> **Data block**:
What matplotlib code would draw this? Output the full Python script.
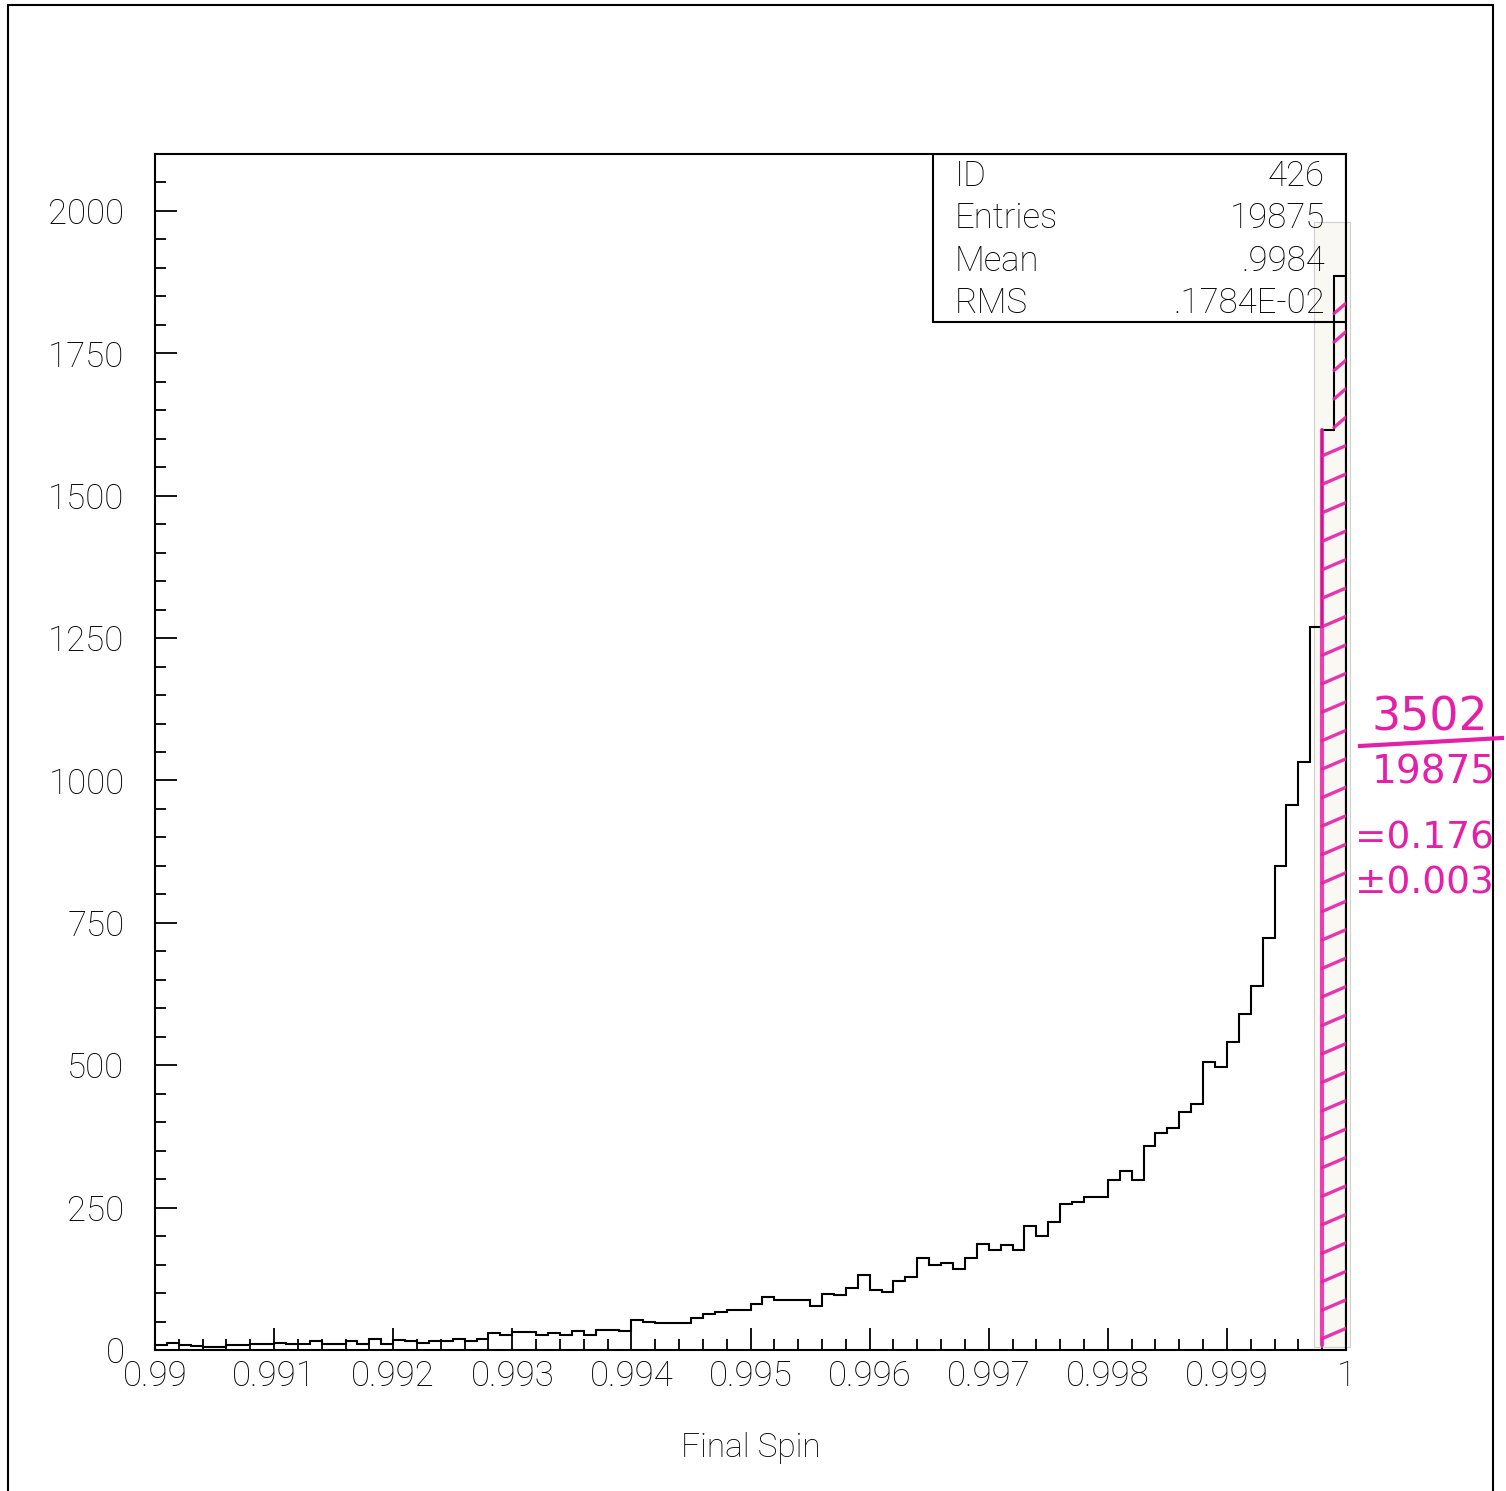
"""Final spin histogram (HBOOK style) with hand-written tail fraction."""
import matplotlib

matplotlib.use("Agg")
import matplotlib.pyplot as plt
from matplotlib.lines import Line2D
from matplotlib.patches import Rectangle
from matplotlib.ticker import MultipleLocator
import numpy as np

# histogram: 100 bins between 0.99 and 1.0
x_lo, x_hi, n_bins = 0.99, 1.0, 100
counts = [
    8, 12, 8, 7, 6, 6, 8, 9, 10, 10,
    13, 10, 10, 16, 10, 10, 15, 11, 19, 11,
    17, 15, 12, 15, 15, 20, 16, 19, 30, 27,
    32, 32, 27, 29, 27, 33, 27, 35, 35, 34,
    52, 50, 48, 47, 48, 56, 63, 67, 71, 70,
    80, 93, 87, 88, 87, 77, 98, 96, 109, 132,
    106, 102, 122, 129, 161, 149, 152, 143, 162, 186,
    175, 184, 175, 218, 200, 224, 256, 259, 268, 269,
    298, 314, 298, 358, 381, 389, 418, 432, 506, 497,
    540, 590, 639, 723, 850, 957, 1033, 1270, 1616, 1886,
]

xticks = [0.99, 0.991, 0.992, 0.993, 0.994, 0.995, 0.996, 0.997, 0.998, 0.999, 1.0]
xtick_labels = ["0.99", "0.991", "0.992", "0.993", "0.994", "0.995",
                "0.996", "0.997", "0.998", "0.999", "1"]
yticks = [0, 250, 500, 750, 1000, 1250, 1500, 1750, 2000]
ytick_labels = [str(v) for v in yticks]

stat_names = ["ID", "Entries", "Mean", "RMS"]
stat_values = ["426", "19875", ".9984", ".1784E-02"]

# hand-written note on the last two bins
note_num = "3502"
note_den = "19875"
note_ratio = "=0.176"
note_err = "±0.003"

FONT = ["Roboto", "DejaVu Sans"]
PINK = "#e61fa8"
TXT = 25

plt.rcParams["font.family"] = FONT
plt.rcParams["font.weight"] = "light"
plt.rcParams["axes.labelweight"] = "light"

W, H = 1506, 1491
fig = plt.figure(figsize=(W / 100, H / 100), dpi=100)
ax = fig.add_axes([155 / W, 1 - 1350 / H, (1346 - 155) / W, (1350 - 154) / H])

edges = np.linspace(x_lo, x_hi, n_bins + 1)
ax.stairs(counts, edges, color="black", lw=1.5, zorder=3)

ax.set_xlim(x_lo, x_hi)
ax.set_ylim(0, 2100)
ax.set_xticks(xticks, xtick_labels)
ax.set_yticks(yticks, ytick_labels)
ax.xaxis.set_minor_locator(MultipleLocator(0.0002))
ax.yaxis.set_minor_locator(MultipleLocator(50))
ax.tick_params(which="both", direction="in", top=False, right=False,
               width=1.3, colors="black")
ax.tick_params(which="major", length=16, labelsize=TXT)
ax.tick_params(which="minor", length=8)
ax.tick_params(axis="x", pad=7)
ax.tick_params(axis="y", pad=22)
for s in ax.spines.values():
    s.set_linewidth(1.5)

ax.set_xlabel("Final Spin", fontsize=24, labelpad=28)

# statistics box
ax.add_patch(Rectangle((0.6532, 0.8595), 0.3468, 0.1405, transform=ax.transAxes,
                       fill=False, lw=1.5, ec="black", zorder=4))
for i, (nm, val) in enumerate(zip(stat_names, stat_values)):
    yy = 0.9815 - i * 0.0354
    ax.text(0.6717, yy, nm, transform=ax.transAxes, fontsize=TXT,
            va="center", ha="left")
    ax.text(0.9824, yy, val, transform=ax.transAxes, fontsize=TXT,
            va="center", ha="right")

# pasted paper strip over the last bins
ax.add_patch(Rectangle((edges[97] + 0.00003, 5), 0.00030, 1975, facecolor="#f6f0e6",
                       alpha=0.45, edgecolor="#9a9a9a", lw=0.8, zorder=2,
                       clip_on=False))

# pink hatching of the last two bins
ax.plot([edges[98], edges[98]], [8, counts[98]], color=PINK, lw=3, alpha=0.85,
        zorder=5, solid_capstyle="round")
stroke_y = np.arange(20, 1840, 50)
stroke_x0 = np.where(stroke_y < counts[98], edges[98], edges[99])
for y0, x0 in zip(stroke_y, stroke_x0):
    ax.plot([x0, x_hi], [y0, y0 + 18], color=PINK, lw=2.4, alpha=0.9, zorder=5,
            solid_capstyle="round")

# hand-written fraction
hand = dict(color=PINK, family=["DejaVu Sans"], weight="normal")
fig.text(1430 / W, 1 - 718 / H, note_num, fontsize=33, ha="center",
         va="center", **hand)
fig.add_artist(Line2D([1360 / W, 1502 / W], [1 - 746 / H, 1 - 738 / H],
                      color=PINK, lw=3))
fig.text(1372 / W, 1 - 773 / H, note_den, fontsize=28, ha="left",
         va="center", **hand)
fig.text(1355 / W, 1 - 838 / H, note_ratio, fontsize=27, ha="left",
         va="center", **hand)
fig.text(1355 / W, 1 - 884 / H, note_err, fontsize=27, ha="left",
         va="center", **hand)

# page frame
fig.add_artist(Rectangle((8 / W, -0.02), (1493 - 8) / W, 1.02 - 5 / H,
                         transform=fig.transFigure, fill=False, lw=1.5,
                         ec="black"))

fig.savefig("out.png", dpi=100)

> **The request**:
Print, exactly as written, the lines above from the first one to the one containing "import numpy as np". Leave out pictures.

> **Complete answer**:
What matplotlib code would draw this? Output the full Python script.
"""Final spin histogram (HBOOK style) with hand-written tail fraction."""
import matplotlib

matplotlib.use("Agg")
import matplotlib.pyplot as plt
from matplotlib.lines import Line2D
from matplotlib.patches import Rectangle
from matplotlib.ticker import MultipleLocator
import numpy as np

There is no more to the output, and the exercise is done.